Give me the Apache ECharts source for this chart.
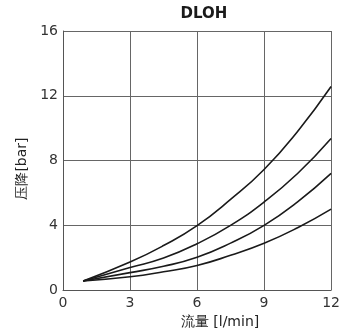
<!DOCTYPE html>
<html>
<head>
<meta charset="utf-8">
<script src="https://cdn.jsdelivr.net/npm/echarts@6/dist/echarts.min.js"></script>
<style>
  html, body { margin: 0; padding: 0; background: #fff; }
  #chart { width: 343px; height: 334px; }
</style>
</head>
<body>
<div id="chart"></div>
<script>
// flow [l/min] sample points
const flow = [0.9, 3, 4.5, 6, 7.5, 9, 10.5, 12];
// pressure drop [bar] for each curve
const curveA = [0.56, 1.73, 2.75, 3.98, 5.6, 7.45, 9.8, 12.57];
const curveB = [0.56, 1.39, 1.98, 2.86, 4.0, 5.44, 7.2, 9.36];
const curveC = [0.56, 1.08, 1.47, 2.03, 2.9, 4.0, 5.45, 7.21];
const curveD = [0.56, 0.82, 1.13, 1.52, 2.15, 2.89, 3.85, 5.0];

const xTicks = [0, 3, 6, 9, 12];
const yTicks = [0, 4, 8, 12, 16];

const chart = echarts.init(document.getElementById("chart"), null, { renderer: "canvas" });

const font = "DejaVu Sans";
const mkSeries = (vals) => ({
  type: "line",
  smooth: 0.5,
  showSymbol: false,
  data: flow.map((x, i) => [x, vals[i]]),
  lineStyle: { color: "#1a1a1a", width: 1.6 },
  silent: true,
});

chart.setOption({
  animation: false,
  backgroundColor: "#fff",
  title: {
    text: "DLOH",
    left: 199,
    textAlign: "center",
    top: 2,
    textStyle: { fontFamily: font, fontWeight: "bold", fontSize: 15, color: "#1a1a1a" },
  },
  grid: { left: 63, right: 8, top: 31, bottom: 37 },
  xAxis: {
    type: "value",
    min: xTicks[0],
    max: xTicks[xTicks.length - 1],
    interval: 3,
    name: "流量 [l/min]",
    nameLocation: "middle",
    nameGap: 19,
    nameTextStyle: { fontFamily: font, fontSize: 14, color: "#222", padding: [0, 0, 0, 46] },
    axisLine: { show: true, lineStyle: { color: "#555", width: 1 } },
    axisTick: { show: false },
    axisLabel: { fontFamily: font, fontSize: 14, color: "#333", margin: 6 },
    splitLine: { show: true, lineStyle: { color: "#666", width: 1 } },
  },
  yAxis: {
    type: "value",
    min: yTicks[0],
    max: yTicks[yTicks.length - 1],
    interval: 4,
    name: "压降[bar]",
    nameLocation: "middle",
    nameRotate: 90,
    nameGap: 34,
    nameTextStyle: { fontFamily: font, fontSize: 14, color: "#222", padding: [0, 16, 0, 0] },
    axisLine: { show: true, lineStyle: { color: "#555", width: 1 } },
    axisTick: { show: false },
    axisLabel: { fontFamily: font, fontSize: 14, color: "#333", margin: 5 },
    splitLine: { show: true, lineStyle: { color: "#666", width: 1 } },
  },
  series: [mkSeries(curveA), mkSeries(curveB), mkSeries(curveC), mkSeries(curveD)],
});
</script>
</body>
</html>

### Exercise task
Give the data above again in full and unchanged, skipping the pictures.

### Correct result
Give me the Apache ECharts source for this chart.
<!DOCTYPE html>
<html>
<head>
<meta charset="utf-8">
<script src="https://cdn.jsdelivr.net/npm/echarts@6/dist/echarts.min.js"></script>
<style>
  html, body { margin: 0; padding: 0; background: #fff; }
  #chart { width: 343px; height: 334px; }
</style>
</head>
<body>
<div id="chart"></div>
<script>
// flow [l/min] sample points
const flow = [0.9, 3, 4.5, 6, 7.5, 9, 10.5, 12];
// pressure drop [bar] for each curve
const curveA = [0.56, 1.73, 2.75, 3.98, 5.6, 7.45, 9.8, 12.57];
const curveB = [0.56, 1.39, 1.98, 2.86, 4.0, 5.44, 7.2, 9.36];
const curveC = [0.56, 1.08, 1.47, 2.03, 2.9, 4.0, 5.45, 7.21];
const curveD = [0.56, 0.82, 1.13, 1.52, 2.15, 2.89, 3.85, 5.0];

const xTicks = [0, 3, 6, 9, 12];
const yTicks = [0, 4, 8, 12, 16];

const chart = echarts.init(document.getElementById("chart"), null, { renderer: "canvas" });

const font = "DejaVu Sans";
const mkSeries = (vals) => ({
  type: "line",
  smooth: 0.5,
  showSymbol: false,
  data: flow.map((x, i) => [x, vals[i]]),
  lineStyle: { color: "#1a1a1a", width: 1.6 },
  silent: true,
});

chart.setOption({
  animation: false,
  backgroundColor: "#fff",
  title: {
    text: "DLOH",
    left: 199,
    textAlign: "center",
    top: 2,
    textStyle: { fontFamily: font, fontWeight: "bold", fontSize: 15, color: "#1a1a1a" },
  },
  grid: { left: 63, right: 8, top: 31, bottom: 37 },
  xAxis: {
    type: "value",
    min: xTicks[0],
    max: xTicks[xTicks.length - 1],
    interval: 3,
    name: "流量 [l/min]",
    nameLocation: "middle",
    nameGap: 19,
    nameTextStyle: { fontFamily: font, fontSize: 14, color: "#222", padding: [0, 0, 0, 46] },
    axisLine: { show: true, lineStyle: { color: "#555", width: 1 } },
    axisTick: { show: false },
    axisLabel: { fontFamily: font, fontSize: 14, color: "#333", margin: 6 },
    splitLine: { show: true, lineStyle: { color: "#666", width: 1 } },
  },
  yAxis: {
    type: "value",
    min: yTicks[0],
    max: yTicks[yTicks.length - 1],
    interval: 4,
    name: "压降[bar]",
    nameLocation: "middle",
    nameRotate: 90,
    nameGap: 34,
    nameTextStyle: { fontFamily: font, fontSize: 14, color: "#222", padding: [0, 16, 0, 0] },
    axisLine: { show: true, lineStyle: { color: "#555", width: 1 } },
    axisTick: { show: false },
    axisLabel: { fontFamily: font, fontSize: 14, color: "#333", margin: 5 },
    splitLine: { show: true, lineStyle: { color: "#666", width: 1 } },
  },
  series: [mkSeries(curveA), mkSeries(curveB), mkSeries(curveC), mkSeries(curveD)],
});
</script>
</body>
</html>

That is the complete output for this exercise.